I say this – but how much closer are we to Venus than we are to Mars? Well, when Mars is at its farthest, it can be more than 2.5 AU away, which is around 10 times as far as Venus is. But at its closest, it can come within 38 million miles of our planet, so it’s still more than 50% further away than Venus is at its closest.

And actually, Venus can also drift a lot further from Earth than the short(ish) 24 million mile journey we may have to make. NASA have reported that Venus can actually be as far as 162 million miles away from our planet, which is more than 1.5 AU. So as you can see, timing of orbit makes a massive difference when it comes to the distances between two planets.

And actually, this is around the same distance between Venus and Mercury too. Venus lies around 0.6 AU from the Sun, which is one of the reasons why it has such a high temperature, with Mercury being a little closer than that. You can check out more Venus fun facts, or stay here where we’re going to look at the trip between the hottest planet in our solar system and the Earth.

Earth to Venus: The journey

You may wonder whether humans have ever sent spacecrafts to Venus, and the answer is yes, they have. Now, obviously there’s obviously not been any manned missions intended to land on Venus due to its ridiculously high temperature, but actually NASA have been thinking about sending a manned mission into its atmosphere to gather more data about the planet.

There have actually been more than 40 different space missions that have been launched to Venus, not all of them successfully. The 1960s were full of unsuccessful launched for the Soviet Union, with NASA making the first successful launched into the surrounding area of Venus in 1961. However, it was actually the cosmonauts who first landed successfully on Venus in 1972.

Since then, there has been many successful missions that have been launched to Venus, including Japan who launched a spacecraft there within the last decade or so.
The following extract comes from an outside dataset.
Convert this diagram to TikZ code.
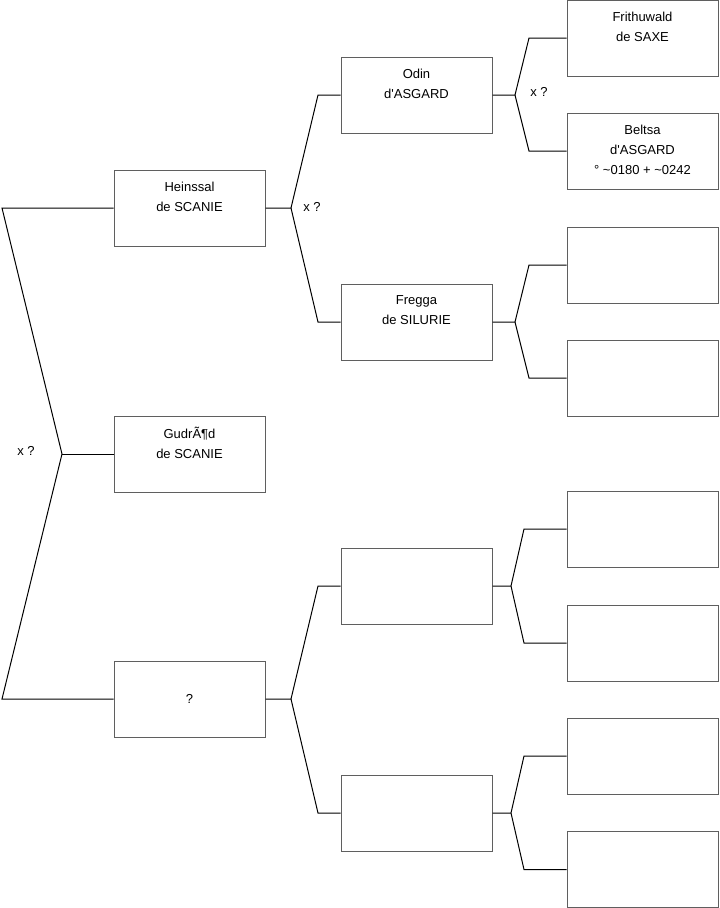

In the immediate future, NASA, the ESA and the ISRO (Indian Space Research Organization) have all got planned launches to Venus in the pipeline.

Unlike with many of the other planets, where we had to wait many years for the spacecraft to pass a planet, this isn’t the case with Venus. A spacecraft can be launched from Earth and make it to Venus in under a year – a drastic difference between how long it too the Voyager 2 to flyby Neptune (twelve long years!).


In conclusion, there is definitely enough interest in the planet Venus to warrant the many different trips to the planet we’ve made in the last few decades. They’ve been extremely important for learning more about the planet and its characteristics, especially noticing the similarities between Venus and our own planet.